Ravens Seen To Communicate With Gestures
December 7, 2011 by UPI - United Press International, Inc.
POCKING, Germany, Dec. 6 (UPI) — Ravens may be even smarter than previously thought, using gestures to communicate among themselves, a European study suggests.
The birds commonly use gestures such as showing and offering objects to each other including moss, stones and twigs, which puts them in rare company as the only non-primate confirmed as using deictic, or contextual, gestures to communicate, researchers at the Max Planck Institute for Ornithology in Germany said.
Simone Pika and Thomas Bugnyar observed ravens in Austria for three years, witnessing social interactions between raven pairs such as using their beaks to show objects to other ravens, mainly members of the opposite sex, they said.

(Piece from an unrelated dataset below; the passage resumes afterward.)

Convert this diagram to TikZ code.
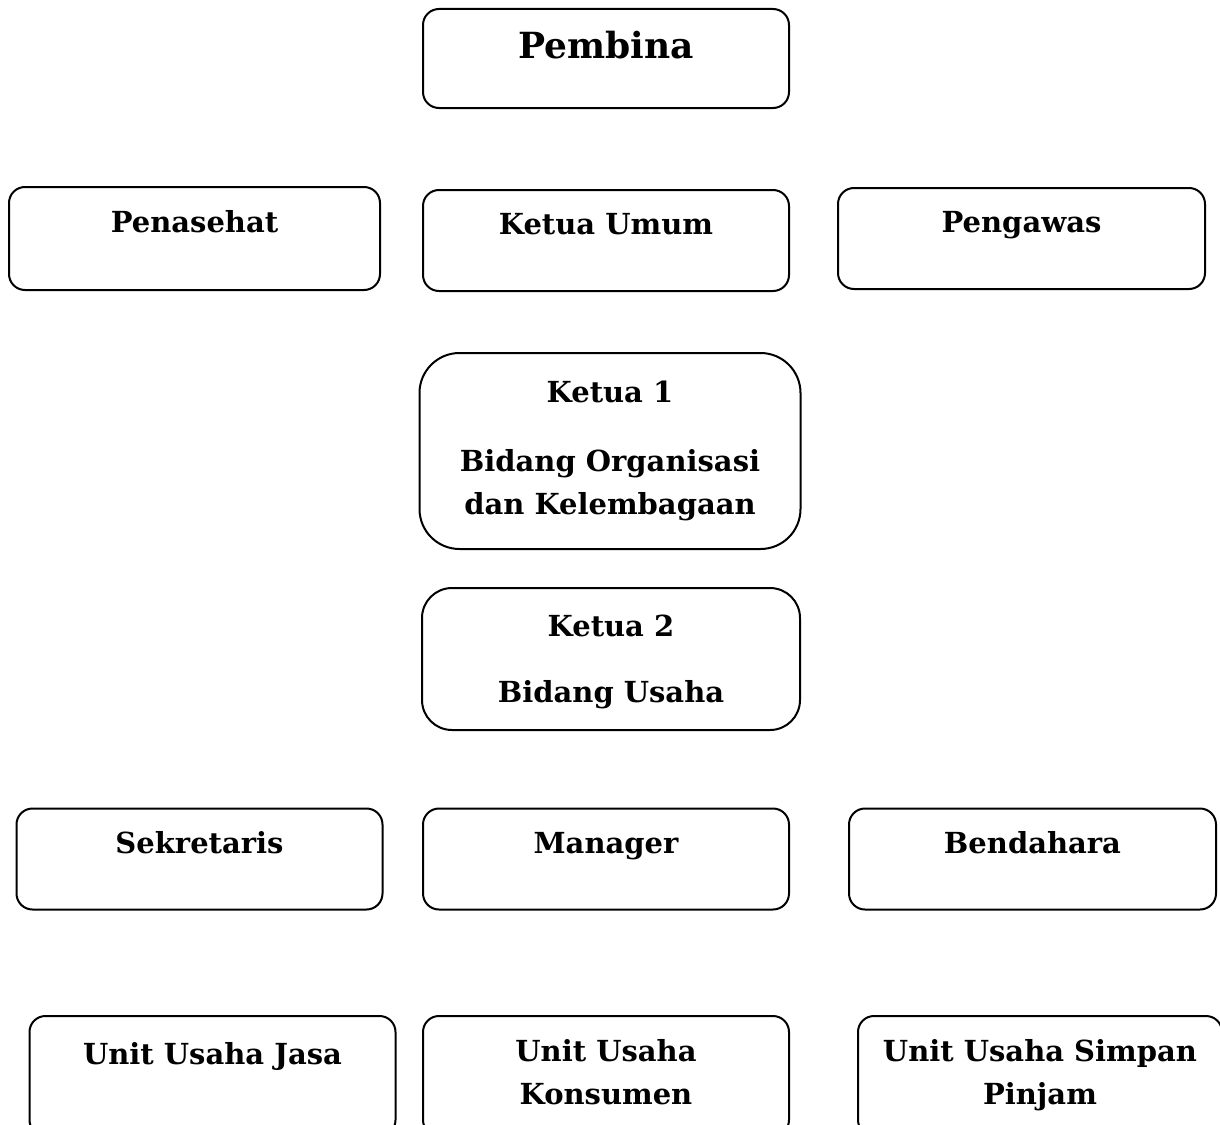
\documentclass[tikz,border=0pt]{standalone}
\usepackage{fontspec}
\setmainfont{DejaVu Serif}
\usetikzlibrary{positioning}
\tikzset{
	box/.style={draw,line width=2pt,rounded corners=16pt,minimum width=366pt,minimum height=101pt,inner sep=0},
	box round/.style={box,rounded corners=40pt},
	txt/.style={font=\bfseries\fontsize{29}{43}\selectfont,align=center,inner sep=0,anchor=base},
	txt big/.style={txt,font=\bfseries\fontsize{36}{43}\selectfont}
}

\begin{document}
\begin{tikzpicture}[x=1pt,y=-1pt]
  \useasboundingbox (0,0) rectangle (1220,1124);
  \clip (0,0) rectangle (1220,1124);

  % TOP
  \node[box,minimum height=99pt] (pembina) at (606,58.5) {};
  \node[txt big] (pembina-t) at ([yshift=-51pt]pembina.north) {Pembina};

  % SECOND ROW
  \node[box,minimum width=371pt,minimum height=103pt] (penasehat) at (194.5,238.5) {};
  \node[box] (ketum) at (606,240.5) {};
  \node[box,minimum width=367pt] (pengawas) at (1021.5,238.5) {};
  \node[txt] (penasehat-t) at ([yshift=-46pt]penasehat.north) {Penasehat};
  \node[txt] (ketum-t) at ([yshift=-45pt]ketum.north) {Ketua Umum};
  \node[txt] (pengawas-t) at ([yshift=-45pt]pengawas.north) {Pengawas};

  % KETUA 1 & 2 (base = last line)
  \node[box round,minimum width=381pt,minimum height=196pt] (ketua1) at (610,451) {};
  \node[txt] (ketua1-t) at ([yshift=-162pt]ketua1.north) {Ketua 1\\[26pt]Bidang Organisasi\\dan Kelembagaan};
  \node[box,rounded corners=30pt,minimum width=378pt,minimum height=142pt] (ketua2) at (611,659) {};
  \node[txt] (ketua2-t) at ([yshift=-115pt]ketua2.north) {Ketua 2\\[23pt]Bidang Usaha};

  % THIRD ROW
  \node[box] (sekretaris) at (199.5,859) {};
  \node[box] (manager) at (606,859) {};
  \node[box,minimum width=367pt] (bendahara) at (1032.5,859) {};
  \node[txt] (sekretaris-t) at ([yshift=-46pt]sekretaris.north) {Sekretaris};
  \node[txt] (manager-t) at ([yshift=-46pt]manager.north) {Manager};
  \node[txt] (bendahara-t) at ([yshift=-46pt]bendahara.north) {Bendahara};

  % UNITS (cut at the bottom)
  \node[box,minimum height=120pt] (jasa) at (212.5,1076) {};
  \node[box,minimum height=120pt] (konsumen) at (606,1076) {};
  \node[box,minimum width=364pt,minimum height=120pt] (simpan) at (1040,1076) {};
  \node[txt] (jasa-t) at ([yshift=-49pt]jasa.north) {Unit Usaha Jasa};
  \node[txt] (konsumen-t) at ([yshift=-89pt]konsumen.north) {Unit Usaha\\Konsumen};
  \node[txt] (simpan-t) at ([yshift=-89pt]simpan.north) {Unit Usaha Simpan\\Pinjam};
\end{tikzpicture}
\end{document}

The objects were clearly being presented so a partner would notice them, they said, which often led to interaction between the birds such as manipulating the object together.
Researchers in Alaska say they’ve seen similar signs of intelligence in that state’s ravens.
Stacia Backensto studied ravens from 2004 to 2006 as part of her graduate thesis at the University of Alaska Fairbanks, but found trapping them extremely difficult after the first summer, as even ravens she had never encountered seemed to know who she was and what she was doing.
“We think they learned from other ravens who I was and they’d react aggressively to me. That, to me, was a pretty obvious sign that I was dealing with a really smart animal,” she told the Fairbanks News-Miner.